Johnny Isakson's Position Statement on the Environment

From Georgia’s Appalachian Mountains to her ‘Golden Isles’ and the rivers, forests and farmland in between, our state is blessed with many vital natural resources. I am committed to ensuring our natural resources are maintained through conservation, smart growth and environmentally sound technology.

Our Water
As Georgia recovers from the worst drought in over a century, our state and the Southeastern United States have learned quickly the importance and value of clean drinking water.

It has become clear that the United States would benefit greatly from a national strategy for drinking water.  In the Senate, I introduced the Twenty-First Century Water Commission Act to establish a commission that would develop strategies to increase water supplies and improve the availability, reliability and quality of freshwater resources.  This legislation would give states the tools they need to create water policies that reflect 21st century demand and usage and help meet the needs of the United State for the next 50 years, including strategies that avoid increased mandates on state and local governments, considering all available technologies.  The commission would also be required to suggest financing options.

I have continually worked to force the Army Corps of Engineers to update the water control manuals for the Apalachicola-Chattahoochee-Flint (ACF) and Alabama-Coosa-Tallapoosa (ACT) River basins that serve Georgia, Alabama and Florida.  I have urged the governors of the three states to come to the table to negotiate, and I believe we have moved this issue farther in the last two years than it has moved in the past 20 years.

From Lake Lanier to Lake Allatoona, from Atlanta to West Point Lake, and from Atlanta to LaGrange to Columbus, we have worked to find a solution that benefits all the people and regions of our state.

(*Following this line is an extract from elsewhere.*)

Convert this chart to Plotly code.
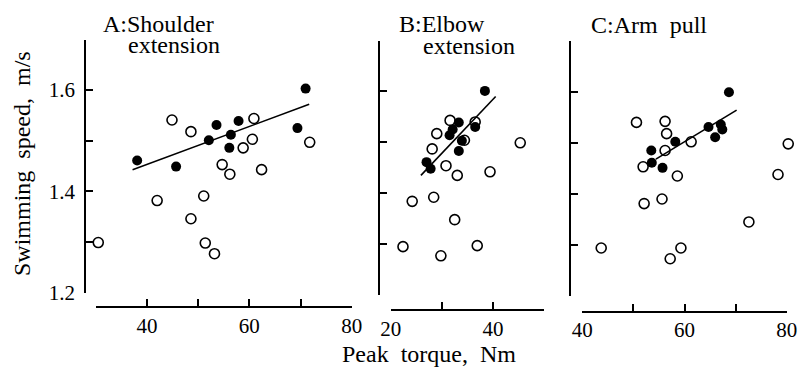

I am committed to protecting our state’s water supply and the infrastructure that ensures its quality because it is vital to our security and the health of our citizens. I was pleased to serve on the conference committee that crafted a compromise on the 2007 Water Resources Development Act, which authorizes Army Corps of Engineers projects dealing with flood control, storm protection, environmental restoration and inland navigation. This bi-partisan, fiscally responsible bill was a tremendous step for Georgia and is an investment in safe drinking water, in storm water management, and in flood control and water resources of the United States.

Our Air
We have made great strides in Georgia in recent years with improved air quality across the state. The majority of cities have achieved new, higher air quality standards set by the Environmental Protection Agency’s regulations. These achievements are important for continued economic growth and development.

I also supported the Clear Skies Act because it is unfair that the EPA unilaterally chose to ‘move the goalposts’ on states and communities that are diligently working to meet current clean air standards. Non-attainment of federal air quality standards seriously impacts an area’s ability to attract and retain jobs. The impact it has on the tax base causes negative repercussions on schools, emergency services and the community. Currently, 60 percent of Georgia’s citizens live in areas that do not meet federal air quality standards. I believe the Clear Skies Act is a better form of regulation than the current law.

We have learned a great deal about what approaches to cleaner air work best. We must implement market-based approaches to air and water quality that guarantee results while keeping utility prices affordable for Americans.

Our Land
It is necessary to conserve our natural resources while still providing for economic opportunity. That’s why during my terms in Georgia government, as well as in the U.S. House of Representatives and in the U.S. Senate, as a member of the subcommittee that focuses on wildlife protection, I have introduced and co-sponsored legislation that preserves our environment through conservation tax easements.